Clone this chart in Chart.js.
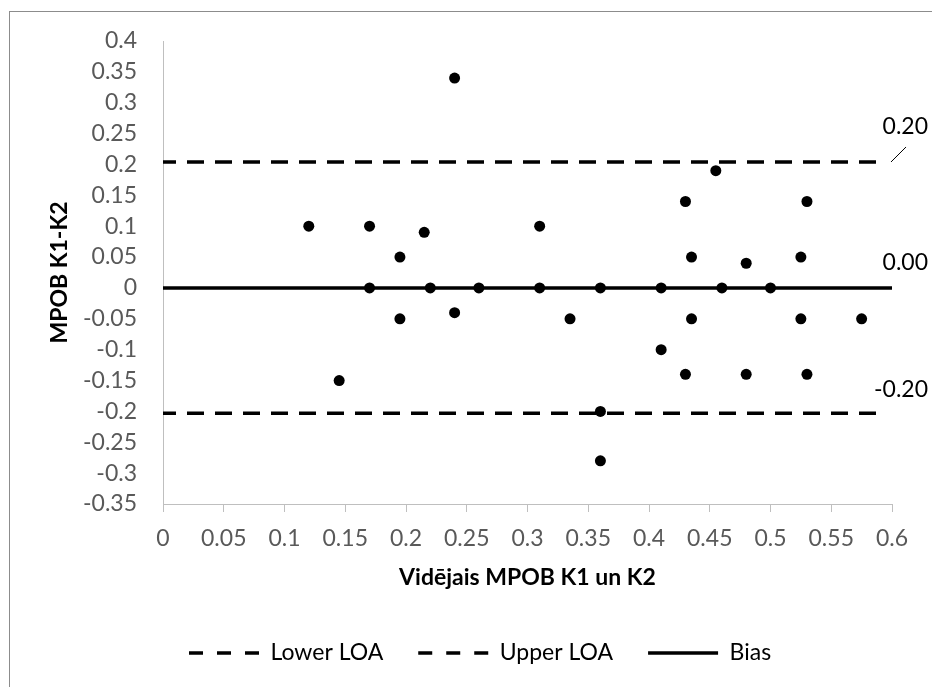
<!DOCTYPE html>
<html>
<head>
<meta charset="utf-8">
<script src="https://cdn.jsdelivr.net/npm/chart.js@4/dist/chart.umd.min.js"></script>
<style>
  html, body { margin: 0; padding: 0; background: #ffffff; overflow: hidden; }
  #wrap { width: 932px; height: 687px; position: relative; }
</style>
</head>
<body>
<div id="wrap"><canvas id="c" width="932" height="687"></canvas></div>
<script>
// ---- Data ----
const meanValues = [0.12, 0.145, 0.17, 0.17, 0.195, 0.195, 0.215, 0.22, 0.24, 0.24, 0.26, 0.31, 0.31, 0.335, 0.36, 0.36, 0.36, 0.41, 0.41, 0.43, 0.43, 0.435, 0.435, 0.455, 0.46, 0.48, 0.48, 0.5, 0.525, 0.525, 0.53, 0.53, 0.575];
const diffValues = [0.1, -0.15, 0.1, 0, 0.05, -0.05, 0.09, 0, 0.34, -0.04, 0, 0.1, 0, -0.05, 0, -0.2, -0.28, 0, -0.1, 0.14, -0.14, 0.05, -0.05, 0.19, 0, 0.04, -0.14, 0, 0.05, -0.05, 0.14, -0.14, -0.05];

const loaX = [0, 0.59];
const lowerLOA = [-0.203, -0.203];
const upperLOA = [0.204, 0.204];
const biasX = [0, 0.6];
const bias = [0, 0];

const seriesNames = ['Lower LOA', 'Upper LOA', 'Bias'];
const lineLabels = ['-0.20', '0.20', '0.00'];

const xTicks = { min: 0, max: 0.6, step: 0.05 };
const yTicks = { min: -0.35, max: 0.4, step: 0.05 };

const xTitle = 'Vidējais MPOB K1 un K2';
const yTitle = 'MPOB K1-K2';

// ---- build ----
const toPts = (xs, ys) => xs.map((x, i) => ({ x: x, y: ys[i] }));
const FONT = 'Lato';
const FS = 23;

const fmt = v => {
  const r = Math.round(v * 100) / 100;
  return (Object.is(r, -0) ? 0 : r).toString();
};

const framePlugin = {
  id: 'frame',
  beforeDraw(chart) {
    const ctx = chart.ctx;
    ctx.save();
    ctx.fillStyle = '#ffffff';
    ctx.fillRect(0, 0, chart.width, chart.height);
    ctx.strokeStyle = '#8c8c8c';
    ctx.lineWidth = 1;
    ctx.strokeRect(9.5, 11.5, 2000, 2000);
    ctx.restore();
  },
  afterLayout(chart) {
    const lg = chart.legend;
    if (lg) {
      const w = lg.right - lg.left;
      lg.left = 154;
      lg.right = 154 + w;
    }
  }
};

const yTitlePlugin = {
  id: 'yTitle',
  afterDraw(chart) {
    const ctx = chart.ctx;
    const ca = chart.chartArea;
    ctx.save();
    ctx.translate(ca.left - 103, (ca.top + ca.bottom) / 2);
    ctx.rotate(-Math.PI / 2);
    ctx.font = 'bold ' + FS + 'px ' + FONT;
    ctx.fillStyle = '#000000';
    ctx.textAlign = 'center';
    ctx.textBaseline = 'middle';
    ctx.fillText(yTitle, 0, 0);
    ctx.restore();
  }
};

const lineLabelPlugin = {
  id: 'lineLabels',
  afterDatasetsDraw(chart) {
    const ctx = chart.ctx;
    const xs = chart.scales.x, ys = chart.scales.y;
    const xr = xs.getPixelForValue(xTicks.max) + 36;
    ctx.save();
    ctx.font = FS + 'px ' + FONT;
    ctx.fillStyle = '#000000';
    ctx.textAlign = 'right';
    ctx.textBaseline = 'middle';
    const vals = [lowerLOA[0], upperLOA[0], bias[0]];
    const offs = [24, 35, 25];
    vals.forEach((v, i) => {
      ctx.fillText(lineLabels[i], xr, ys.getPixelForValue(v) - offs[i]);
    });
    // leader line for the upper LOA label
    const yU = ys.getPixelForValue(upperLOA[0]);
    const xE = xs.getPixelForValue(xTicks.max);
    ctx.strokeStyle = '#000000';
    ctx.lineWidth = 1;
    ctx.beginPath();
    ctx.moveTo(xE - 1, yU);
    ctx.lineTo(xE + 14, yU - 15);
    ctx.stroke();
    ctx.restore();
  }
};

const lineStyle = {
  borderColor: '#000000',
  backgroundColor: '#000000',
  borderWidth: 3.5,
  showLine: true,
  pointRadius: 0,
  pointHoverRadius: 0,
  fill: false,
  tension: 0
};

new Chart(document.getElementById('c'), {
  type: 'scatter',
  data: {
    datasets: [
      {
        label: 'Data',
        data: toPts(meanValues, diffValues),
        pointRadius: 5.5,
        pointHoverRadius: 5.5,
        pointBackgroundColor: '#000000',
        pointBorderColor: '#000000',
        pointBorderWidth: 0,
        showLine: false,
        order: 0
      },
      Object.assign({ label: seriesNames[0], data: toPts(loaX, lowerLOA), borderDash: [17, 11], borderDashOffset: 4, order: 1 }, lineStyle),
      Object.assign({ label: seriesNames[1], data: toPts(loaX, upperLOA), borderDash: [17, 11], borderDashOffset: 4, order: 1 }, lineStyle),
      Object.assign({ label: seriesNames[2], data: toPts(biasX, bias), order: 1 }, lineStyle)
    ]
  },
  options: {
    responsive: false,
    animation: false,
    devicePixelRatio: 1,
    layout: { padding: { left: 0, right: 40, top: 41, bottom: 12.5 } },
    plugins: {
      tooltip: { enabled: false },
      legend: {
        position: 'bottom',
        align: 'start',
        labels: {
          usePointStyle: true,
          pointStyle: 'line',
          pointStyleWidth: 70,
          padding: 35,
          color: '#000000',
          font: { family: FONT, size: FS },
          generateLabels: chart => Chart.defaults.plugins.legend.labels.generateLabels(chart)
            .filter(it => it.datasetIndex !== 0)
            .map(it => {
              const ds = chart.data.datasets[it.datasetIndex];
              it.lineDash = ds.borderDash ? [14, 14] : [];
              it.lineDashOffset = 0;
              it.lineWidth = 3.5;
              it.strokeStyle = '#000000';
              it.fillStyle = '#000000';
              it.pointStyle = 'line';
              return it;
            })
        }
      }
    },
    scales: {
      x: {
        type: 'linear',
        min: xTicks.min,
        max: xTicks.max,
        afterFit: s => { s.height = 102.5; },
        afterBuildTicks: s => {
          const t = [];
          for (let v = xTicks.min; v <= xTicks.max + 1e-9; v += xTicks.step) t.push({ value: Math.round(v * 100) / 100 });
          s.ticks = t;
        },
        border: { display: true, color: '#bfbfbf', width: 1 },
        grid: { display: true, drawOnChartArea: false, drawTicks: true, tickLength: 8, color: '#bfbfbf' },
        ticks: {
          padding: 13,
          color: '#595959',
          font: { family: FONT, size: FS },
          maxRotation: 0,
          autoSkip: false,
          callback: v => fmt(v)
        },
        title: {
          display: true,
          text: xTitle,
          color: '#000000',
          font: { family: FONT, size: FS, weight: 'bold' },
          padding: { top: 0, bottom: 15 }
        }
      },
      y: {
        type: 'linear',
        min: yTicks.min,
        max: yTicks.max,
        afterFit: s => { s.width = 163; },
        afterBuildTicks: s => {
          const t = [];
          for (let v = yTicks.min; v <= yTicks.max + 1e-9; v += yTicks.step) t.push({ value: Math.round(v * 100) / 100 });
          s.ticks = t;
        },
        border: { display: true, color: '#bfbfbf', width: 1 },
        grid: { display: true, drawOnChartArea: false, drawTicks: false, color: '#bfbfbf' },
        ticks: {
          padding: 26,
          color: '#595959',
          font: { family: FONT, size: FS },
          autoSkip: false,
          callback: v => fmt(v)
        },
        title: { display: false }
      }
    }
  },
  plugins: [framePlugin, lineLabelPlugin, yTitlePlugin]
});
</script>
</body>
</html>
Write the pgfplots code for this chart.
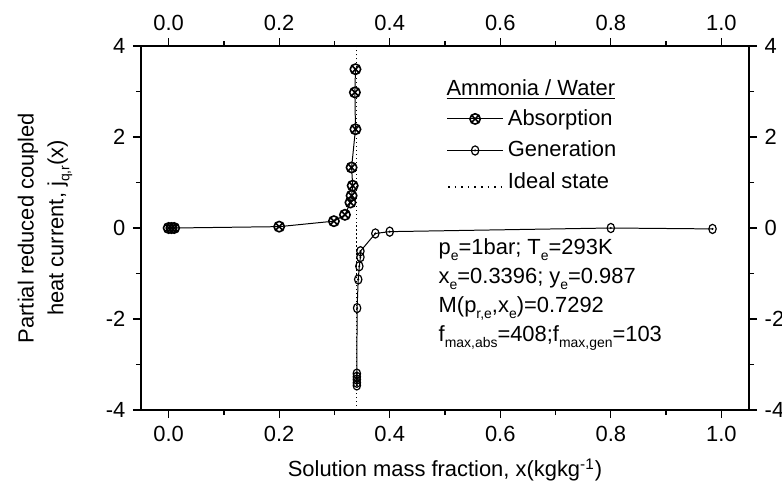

__________

Stated exercise
Reproduce the material word for word, minus the images.

Reply to the task
Clone this chart in Chart.js.
<!DOCTYPE html>
<html>
<head>
<meta charset="utf-8">
<script src="https://cdn.jsdelivr.net/npm/chart.js@4/dist/chart.umd.min.js"></script>
<style>
  html, body { margin: 0; padding: 0; background: #ffffff; overflow: hidden; }
  #wrap { width: 932px; height: 687px; position: relative; }
</style>
</head>
<body>
<div id="wrap"><canvas id="c" width="932" height="687"></canvas></div>
<script>
// ---- Data ----
const meanValues = [0.12, 0.145, 0.17, 0.17, 0.195, 0.195, 0.215, 0.22, 0.24, 0.24, 0.26, 0.31, 0.31, 0.335, 0.36, 0.36, 0.36, 0.41, 0.41, 0.43, 0.43, 0.435, 0.435, 0.455, 0.46, 0.48, 0.48, 0.5, 0.525, 0.525, 0.53, 0.53, 0.575];
const diffValues = [0.1, -0.15, 0.1, 0, 0.05, -0.05, 0.09, 0, 0.34, -0.04, 0, 0.1, 0, -0.05, 0, -0.2, -0.28, 0, -0.1, 0.14, -0.14, 0.05, -0.05, 0.19, 0, 0.04, -0.14, 0, 0.05, -0.05, 0.14, -0.14, -0.05];

const loaX = [0, 0.59];
const lowerLOA = [-0.203, -0.203];
const upperLOA = [0.204, 0.204];
const biasX = [0, 0.6];
const bias = [0, 0];

const seriesNames = ['Lower LOA', 'Upper LOA', 'Bias'];
const lineLabels = ['-0.20', '0.20', '0.00'];

const xTicks = { min: 0, max: 0.6, step: 0.05 };
const yTicks = { min: -0.35, max: 0.4, step: 0.05 };

const xTitle = 'Vidējais MPOB K1 un K2';
const yTitle = 'MPOB K1-K2';

// ---- build ----
const toPts = (xs, ys) => xs.map((x, i) => ({ x: x, y: ys[i] }));
const FONT = 'Lato';
const FS = 23;

const fmt = v => {
  const r = Math.round(v * 100) / 100;
  return (Object.is(r, -0) ? 0 : r).toString();
};

const framePlugin = {
  id: 'frame',
  beforeDraw(chart) {
    const ctx = chart.ctx;
    ctx.save();
    ctx.fillStyle = '#ffffff';
    ctx.fillRect(0, 0, chart.width, chart.height);
    ctx.strokeStyle = '#8c8c8c';
    ctx.lineWidth = 1;
    ctx.strokeRect(9.5, 11.5, 2000, 2000);
    ctx.restore();
  },
  afterLayout(chart) {
    const lg = chart.legend;
    if (lg) {
      const w = lg.right - lg.left;
      lg.left = 154;
      lg.right = 154 + w;
    }
  }
};

const yTitlePlugin = {
  id: 'yTitle',
  afterDraw(chart) {
    const ctx = chart.ctx;
    const ca = chart.chartArea;
    ctx.save();
    ctx.translate(ca.left - 103, (ca.top + ca.bottom) / 2);
    ctx.rotate(-Math.PI / 2);
    ctx.font = 'bold ' + FS + 'px ' + FONT;
    ctx.fillStyle = '#000000';
    ctx.textAlign = 'center';
    ctx.textBaseline = 'middle';
    ctx.fillText(yTitle, 0, 0);
    ctx.restore();
  }
};

const lineLabelPlugin = {
  id: 'lineLabels',
  afterDatasetsDraw(chart) {
    const ctx = chart.ctx;
    const xs = chart.scales.x, ys = chart.scales.y;
    const xr = xs.getPixelForValue(xTicks.max) + 36;
    ctx.save();
    ctx.font = FS + 'px ' + FONT;
    ctx.fillStyle = '#000000';
    ctx.textAlign = 'right';
    ctx.textBaseline = 'middle';
    const vals = [lowerLOA[0], upperLOA[0], bias[0]];
    const offs = [24, 35, 25];
    vals.forEach((v, i) => {
      ctx.fillText(lineLabels[i], xr, ys.getPixelForValue(v) - offs[i]);
    });
    // leader line for the upper LOA label
    const yU = ys.getPixelForValue(upperLOA[0]);
    const xE = xs.getPixelForValue(xTicks.max);
    ctx.strokeStyle = '#000000';
    ctx.lineWidth = 1;
    ctx.beginPath();
    ctx.moveTo(xE - 1, yU);
    ctx.lineTo(xE + 14, yU - 15);
    ctx.stroke();
    ctx.restore();
  }
};

const lineStyle = {
  borderColor: '#000000',
  backgroundColor: '#000000',
  borderWidth: 3.5,
  showLine: true,
  pointRadius: 0,
  pointHoverRadius: 0,
  fill: false,
  tension: 0
};

new Chart(document.getElementById('c'), {
  type: 'scatter',
  data: {
    datasets: [
      {
        label: 'Data',
        data: toPts(meanValues, diffValues),
        pointRadius: 5.5,
        pointHoverRadius: 5.5,
        pointBackgroundColor: '#000000',
        pointBorderColor: '#000000',
        pointBorderWidth: 0,
        showLine: false,
        order: 0
      },
      Object.assign({ label: seriesNames[0], data: toPts(loaX, lowerLOA), borderDash: [17, 11], borderDashOffset: 4, order: 1 }, lineStyle),
      Object.assign({ label: seriesNames[1], data: toPts(loaX, upperLOA), borderDash: [17, 11], borderDashOffset: 4, order: 1 }, lineStyle),
      Object.assign({ label: seriesNames[2], data: toPts(biasX, bias), order: 1 }, lineStyle)
    ]
  },
  options: {
    responsive: false,
    animation: false,
    devicePixelRatio: 1,
    layout: { padding: { left: 0, right: 40, top: 41, bottom: 12.5 } },
    plugins: {
      tooltip: { enabled: false },
      legend: {
        position: 'bottom',
        align: 'start',
        labels: {
          usePointStyle: true,
          pointStyle: 'line',
          pointStyleWidth: 70,
          padding: 35,
          color: '#000000',
          font: { family: FONT, size: FS },
          generateLabels: chart => Chart.defaults.plugins.legend.labels.generateLabels(chart)
            .filter(it => it.datasetIndex !== 0)
            .map(it => {
              const ds = chart.data.datasets[it.datasetIndex];
              it.lineDash = ds.borderDash ? [14, 14] : [];
              it.lineDashOffset = 0;
              it.lineWidth = 3.5;
              it.strokeStyle = '#000000';
              it.fillStyle = '#000000';
              it.pointStyle = 'line';
              return it;
            })
        }
      }
    },
    scales: {
      x: {
        type: 'linear',
        min: xTicks.min,
        max: xTicks.max,
        afterFit: s => { s.height = 102.5; },
        afterBuildTicks: s => {
          const t = [];
          for (let v = xTicks.min; v <= xTicks.max + 1e-9; v += xTicks.step) t.push({ value: Math.round(v * 100) / 100 });
          s.ticks = t;
        },
        border: { display: true, color: '#bfbfbf', width: 1 },
        grid: { display: true, drawOnChartArea: false, drawTicks: true, tickLength: 8, color: '#bfbfbf' },
        ticks: {
          padding: 13,
          color: '#595959',
          font: { family: FONT, size: FS },
          maxRotation: 0,
          autoSkip: false,
          callback: v => fmt(v)
        },
        title: {
          display: true,
          text: xTitle,
          color: '#000000',
          font: { family: FONT, size: FS, weight: 'bold' },
          padding: { top: 0, bottom: 15 }
        }
      },
      y: {
        type: 'linear',
        min: yTicks.min,
        max: yTicks.max,
        afterFit: s => { s.width = 163; },
        afterBuildTicks: s => {
          const t = [];
          for (let v = yTicks.min; v <= yTicks.max + 1e-9; v += yTicks.step) t.push({ value: Math.round(v * 100) / 100 });
          s.ticks = t;
        },
        border: { display: true, color: '#bfbfbf', width: 1 },
        grid: { display: true, drawOnChartArea: false, drawTicks: false, color: '#bfbfbf' },
        ticks: {
          padding: 26,
          color: '#595959',
          font: { family: FONT, size: FS },
          autoSkip: false,
          callback: v => fmt(v)
        },
        title: { display: false }
      }
    }
  },
  plugins: [framePlugin, lineLabelPlugin, yTitlePlugin]
});
</script>
</body>
</html>
Write the pgfplots code for this chart.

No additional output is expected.